The Unholy Trinity: Photorealism, Open Worlds, and Man-Hours
So why did this happen? We have more processing power than ever. The reason our worlds feel so lifeless has nothing to do with our GPUs and everything to do with a trifecta of terrible development trends we, the players, have actively encouraged.
First is the relentless pursuit of photorealism. The expectation that every single asset must look like a high-resolution photograph has turned development into a nightmare of diminishing returns. Making a simple loaf of bread isn't simple anymore. It requires custom shaders for the crust, subsurface scattering for the crumb, and dynamically generated sesame seeds so some asshole on Twitter can’t zoom in 400% and complain it looks fake. When a single prop takes a week to create, you’re damn right it’s going to be indestructible and glued to the table. Nobody has time to model its shattered pieces.

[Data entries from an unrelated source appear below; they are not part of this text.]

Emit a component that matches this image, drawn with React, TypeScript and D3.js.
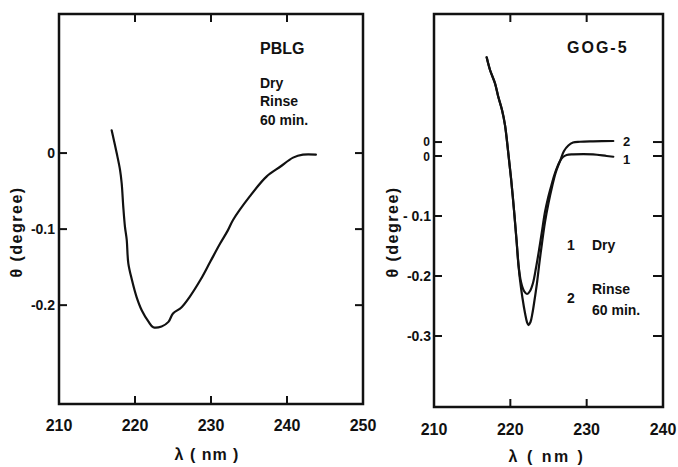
import React from "react";
import * as d3 from "d3";

// ---- Data ----
const pblgWavelength = [216.93, 217.59, 218.03, 218.25, 218.46, 218.68, 218.91, 219.12, 219.6, 220.2, 220.9, 221.8, 222.4, 223.5, 224.4, 225.0, 226.1, 227.2, 228.6, 229.9, 231.2, 232.2, 232.9, 235.1, 237.3, 239.1, 240.8, 242.1, 243.8];
const pblgTheta = [0.03, 0.0, -0.022, -0.04, -0.071, -0.097, -0.114, -0.145, -0.167, -0.189, -0.207, -0.222, -0.229, -0.228, -0.222, -0.211, -0.203, -0.189, -0.167, -0.143, -0.119, -0.102, -0.088, -0.057, -0.031, -0.018, -0.006, -0.002, -0.002];

// GOG-5 curve 1 (Dry), values on its own zero
const dryWavelength = [216.9, 217.34, 217.99, 218.42, 218.91, 219.3, 219.69, 220.09, 220.48, 220.81, 221.07, 221.4, 221.79, 222.18, 222.58, 222.97, 223.36, 223.76, 224.11, 224.54, 224.97, 225.39, 225.85, 226.51, 226.9, 227.38, 228.21, 230.83, 232.62, 233.49];
const dryTheta = [0.1645, 0.1433, 0.1212, 0.0988, 0.0767, 0.0517, 0.01, -0.0367, -0.09, -0.14, -0.1817, -0.21, -0.225, -0.23, -0.225, -0.2117, -0.1867, -0.1567, -0.1283, -0.0933, -0.0683, -0.0483, -0.0283, -0.0083, -0.0017, 0.0017, 0.0028, 0.0028, 0.0, -0.0012];

// GOG-5 curve 2 (Rinse 60 min.), values on its own zero
const rinseWavelength = [216.9, 217.34, 217.99, 218.42, 218.91, 219.3, 219.69, 220.09, 220.48, 220.81, 221.07, 221.27, 221.59, 221.92, 222.18, 222.38, 222.64, 222.9, 223.17, 223.49, 223.82, 224.15, 224.54, 225.0, 225.46, 225.92, 226.51, 227.03, 227.6, 228.21, 229.13, 230.83, 233.49];
const rinseTheta = [0.1412, 0.12, 0.0978, 0.0755, 0.0533, 0.0283, -0.0133, -0.06, -0.1133, -0.1633, -0.205, -0.23, -0.26, -0.285, -0.3, -0.305, -0.3, -0.285, -0.2633, -0.235, -0.2, -0.1683, -0.1333, -0.1017, -0.075, -0.0517, -0.0317, -0.015, -0.0058, -0.0008, 0.0005, 0.0012, 0.0017];
const rinseBaselineShift = 0.0233; // curve 2 drawn offset above curve 1

const leftXTicks = [210, 220, 230, 240, 250];
const leftYTicks = [0, -0.1, -0.2];
const leftYTickLabels = ["0", "-0.1", "-0.2"];
const rightXTicks = [210, 220, 230, 240];
const rightYTicks = [-0.1, -0.2, -0.3];
const rightYTickLabels = ["- 0.1", "-0.2", "-0.3"];

const FONT = "'Liberation Sans', Arial, sans-serif";

export default function App() {
  // Left panel scales
  const lx = d3.scaleLinear().domain([210, 250]).range([59, 363]);
  const ly = d3.scaleLinear().domain([-0.33, 0.1829]).range([404, 14]);
  // Right panel scales
  const rx = d3.scaleLinear().domain([210, 240]).range([434, 663]);
  const ry = d3.scaleLinear().domain([-0.4183, 0.2367]).range([407, 14]);

  const lineL = d3
    .line<number>()
    .x((_, i) => lx(pblgWavelength[i]))
    .y((d) => ly(d))
    .curve(d3.curveCatmullRom.alpha(0.5));
  const lineDry = d3
    .line<number>()
    .x((_, i) => rx(dryWavelength[i]))
    .y((d) => ry(d))
    .curve(d3.curveCatmullRom.alpha(0.5));
  const lineRinse = d3
    .line<number>()
    .x((_, i) => rx(rinseWavelength[i]))
    .y((d) => ry(d + rinseBaselineShift))
    .curve(d3.curveCatmullRom.alpha(0.5));

  const tk = 8;
  const frameW = 2.5;
  const textStyle = { fontFamily: FONT, fontWeight: 700, fill: "#111" } as const;

  const [lx0, lx1] = lx.range();
  const [ly1, ly0] = ly.range();
  const [rx0, rx1] = rx.range();
  const [ry1, ry0] = ry.range();

  return (
    <svg width={678} height={467} style={{ position: "absolute", left: 0, top: 0, background: "#fff" }}>
      <rect x={0} y={0} width={678} height={467} fill="#fff" />
      {/* LEFT PANEL */}
      <g stroke="#111" fill="none">
        <rect x={lx0} y={ly0} width={lx1 - lx0} height={ly1 - ly0} strokeWidth={frameW} />
        {leftXTicks.slice(1, -1).map((t) => (
          <g key={"lxt" + t} strokeWidth={2}>
            <line x1={lx(t)} x2={lx(t)} y1={ly1} y2={ly1 - tk} />
            <line x1={lx(t)} x2={lx(t)} y1={ly0} y2={ly0 + tk} />
          </g>
        ))}
        {leftYTicks.map((t) => (
          <g key={"lyt" + t} strokeWidth={2}>
            <line x1={lx0} x2={lx0 + tk} y1={ly(t)} y2={ly(t)} />
            <line x1={lx1} x2={lx1 - tk} y1={ly(t)} y2={ly(t)} />
          </g>
        ))}
        <path d={lineL(pblgTheta) || ""} strokeWidth={2.2} strokeLinejoin="round" strokeLinecap="round" />
      </g>
      {leftXTicks.map((t) => (
        <text key={"lxl" + t} x={lx(t)} y={431} textAnchor="middle" fontSize={16} {...textStyle}>
          {t}
        </text>
      ))}
      {leftYTicks.map((t, i) => (
        <text key={"lyl" + t} x={55} y={ly(t) + 5} textAnchor="end" fontSize={14} {...textStyle}>
          {leftYTickLabels[i]}
        </text>
      ))}
      <text x={207} y={460} textAnchor="middle" fontSize={16} letterSpacing={1} {...textStyle}>
        λ ( nm )
      </text>
      <text transform="translate(22,232) rotate(-90)" textAnchor="middle" fontSize={16} letterSpacing={1.5} {...textStyle}>
        θ (degree)
      </text>
      <text x={260} y={54} fontSize={16} {...textStyle}>PBLG</text>
      <text x={260} y={88} fontSize={14} {...textStyle}>Dry</text>
      <text x={260} y={106} fontSize={14} {...textStyle}>Rinse</text>
      <text x={260} y={125} fontSize={14} {...textStyle}>60 min.</text>

      {/* RIGHT PANEL */}
      <g stroke="#111" fill="none">
        <rect x={rx0} y={ry0} width={rx1 - rx0} height={ry1 - ry0} strokeWidth={frameW} />
        {rightXTicks.slice(1, -1).map((t) => (
          <g key={"rxt" + t} strokeWidth={2}>
            <line x1={rx(t)} x2={rx(t)} y1={ry1} y2={ry1 - tk} />
            <line x1={rx(t)} x2={rx(t)} y1={ry0} y2={ry0 + tk} />
          </g>
        ))}
        {[rinseBaselineShift, 0, ...rightYTicks].map((t) => (
          <g key={"ryt" + t} strokeWidth={2}>
            <line x1={rx0} x2={rx0 + tk} y1={ry(t)} y2={ry(t)} />
            <line x1={rx1} x2={rx1 - 10} y1={ry(t)} y2={ry(t)} />
          </g>
        ))}
        <path d={lineRinse(rinseTheta) || ""} strokeWidth={2.2} strokeLinejoin="round" strokeLinecap="round" />
        <path d={lineDry(dryTheta) || ""} strokeWidth={2.2} strokeLinejoin="round" strokeLinecap="round" />
      </g>
      {rightXTicks.map((t) => (
        <text key={"rxl" + t} x={rx(t)} y={435} textAnchor="middle" fontSize={16} {...textStyle}>
          {t}
        </text>
      ))}
      {rightYTicks.map((t, i) => (
        <text key={"ryl" + t} x={431} y={ry(t) + 5} textAnchor="end" fontSize={14} {...textStyle}>
          {rightYTickLabels[i]}
        </text>
      ))}
      <text x={430} y={ry(rinseBaselineShift) + 4} textAnchor="end" fontSize={12} {...textStyle}>0</text>
      <text x={430} y={ry(0) + 5} textAnchor="end" fontSize={12} {...textStyle}>0</text>
      <text x={547} y={462} textAnchor="middle" fontSize={16} letterSpacing={2.5} {...textStyle}>
        λ ( nm )
      </text>
      <text transform="translate(398,232) rotate(-90)" textAnchor="middle" fontSize={16} letterSpacing={1.5} {...textStyle}>
        θ (degree)
      </text>
      <text x={567} y={53} fontSize={16} letterSpacing={2} {...textStyle}>GOG-5</text>
      <text x={623} y={ry(rinseBaselineShift) + 4} fontSize={13} {...textStyle}>2</text>
      <text x={623} y={ry(0) + 8} fontSize={13} {...textStyle}>1</text>
      <text x={567} y={250} fontSize={14} {...textStyle}>1</text>
      <text x={592} y={250} fontSize={14} {...textStyle}>Dry</text>
      <text x={567} y={303} fontSize={14} {...textStyle}>2</text>
      <text x={592} y={294} fontSize={14} {...textStyle}>Rinse</text>
      <text x={592} y={315} fontSize={14} {...textStyle}>60 min.</text>
    </svg>
  );
}
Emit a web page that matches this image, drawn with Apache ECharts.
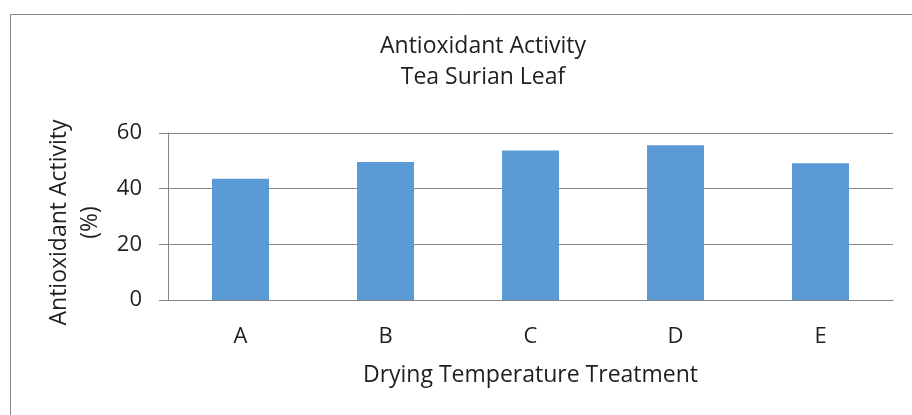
<!DOCTYPE html>
<html>
<head>
<meta charset="utf-8">
<script src="https://cdn.jsdelivr.net/npm/echarts@6/dist/echarts.min.js"></script>
<style>
html,body{margin:0;padding:0;background:#fff;}
#chart{width:912px;height:415px;}
</style>
</head>
<body>
<div id="chart"></div>
<script>
var categories = ['A', 'B', 'C', 'D', 'E'];
var activityValues = [43.6, 49.6, 53.7, 55.6, 49.1];
var yTicks = [0, 20, 40, 60];

var FONT = 'Open Sans';
var TXT = '#1f1f1f';
var chart = echarts.init(document.getElementById('chart'), null, {renderer: 'canvas'});
chart.setOption({
  animation: false,
  backgroundColor: '#ffffff',
  textStyle: {fontFamily: FONT},
  graphic: [{
    type: 'rect',
    shape: {x: 10.5, y: 14.5, width: 920, height: 420},
    style: {fill: 'none', stroke: '#898989', lineWidth: 1},
    silent: true
  }],
  title: {
    text: 'Antioxidant Activity\nTea Surian Leaf',
    left: 483,
    top: 31,
    padding: 0,
    textAlign: 'center',
    textStyle: {fontFamily: FONT, fontSize: 23, fontWeight: 'normal', color: TXT, lineHeight: 31}
  },
  grid: {left: 168, right: 19, top: 133, bottom: 115, containLabel: false},
  xAxis: {
    type: 'category',
    data: categories,
    name: 'Drying Temperature Treatment',
    nameLocation: 'middle',
    nameGap: 64,
    nameTextStyle: {fontFamily: FONT, fontSize: 23, color: TXT, verticalAlign: 'top'},
    axisLine: {show: true, lineStyle: {color: '#868686', width: 1}},
    axisTick: {show: false},
    axisLabel: {fontFamily: FONT, fontSize: 22, color: TXT, margin: 26}
  },
  yAxis: {
    type: 'value',
    min: yTicks[0],
    max: yTicks[yTicks.length - 1],
    interval: 20,
    name: 'Antioxidant Activity\n(%)',
    nameLocation: 'middle',
    nameGap: 62,
    nameRotate: 90,
    nameTextStyle: {fontFamily: FONT, fontSize: 23, color: TXT, lineHeight: 31, padding: [0, 12, 0, 0]},
    axisLine: {show: true, lineStyle: {color: '#868686', width: 1}},
    axisTick: {show: true, length: 9, lineStyle: {color: '#868686'}},
    axisLabel: {fontFamily: FONT, fontSize: 22, color: TXT, margin: 26},
    splitLine: {show: true, lineStyle: {color: '#868686', width: 1}}
  },
  series: [{
    type: 'bar',
    data: activityValues,
    barWidth: 57,
    itemStyle: {color: '#5b9bd5'}
  }]
});
</script>
</body>
</html>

Second is the open-world plague. The marketing demand for "huge maps" and "hundreds of hours of content" has forced developers to stretch their resources across impossibly vast digital landscapes. The result is worlds that are a mile wide and an inch deep, filled with copy-pasted, non-interactive assets because there's simply no other way to fill the space without a thousand-year development cycle.
This all feeds into the final, most important factor: man-hours. Creating a tiny, interactive gag like a microwave that beeps when you press a button is trivial from a coding perspective. But in a modern AAA pipeline, it requires sound assets, UI elements, and a bespoke, motion-captured character animation of someone pressing the buttons, lest the player base revolt. That simple gag just became a month of work for three different departments. It’s the first thing to get cut from the budget.
A Tale of Two Remedies
If you need proof that this is a choice, not a limitation, look no further than Remedy Entertainment itself. In 2019, they released Control, a last-gen game where you could telekinetically rip chunks of concrete from the walls and reduce entire office complexes to rubble. It was a glorious, chaotic ballet of destruction. A few years later, they release Alan Wake 2, a technical showcase where the environment has all the structural integrity of a diamond. It’s the same developer. The difference is a shift in priorities, away from dynamic, physics-based environments and towards curated, cinematic presentation.
It's Okay to Like the Pretty Picture
Again, I want to be clear: Alan Wake 2 is a masterpiece of atmosphere and storytelling. Resident Evil Village is a brilliant horror theme park. These are not bad games. But playing them feels like being on a guided tour of a museum. You can look at the stunning exhibits, but for God's sake, don't touch anything. It breaks the sense of place, that feeling of being in a world rather than just looking at one. It’s an intangible loss, but one that gnaws at the edges of the experience, reminding you that it’s all just a facade.
Maybe it's time we stopped rewarding sheer scale and graphical fidelity above all else. Maybe it's time we started celebrating games that are smaller but denser, that give us worlds we can mess up. Give me a messy, reactive room over a perfect, static museum any day of the week. Give me a world where I can shoot the damn coffee mug and watch it shatter.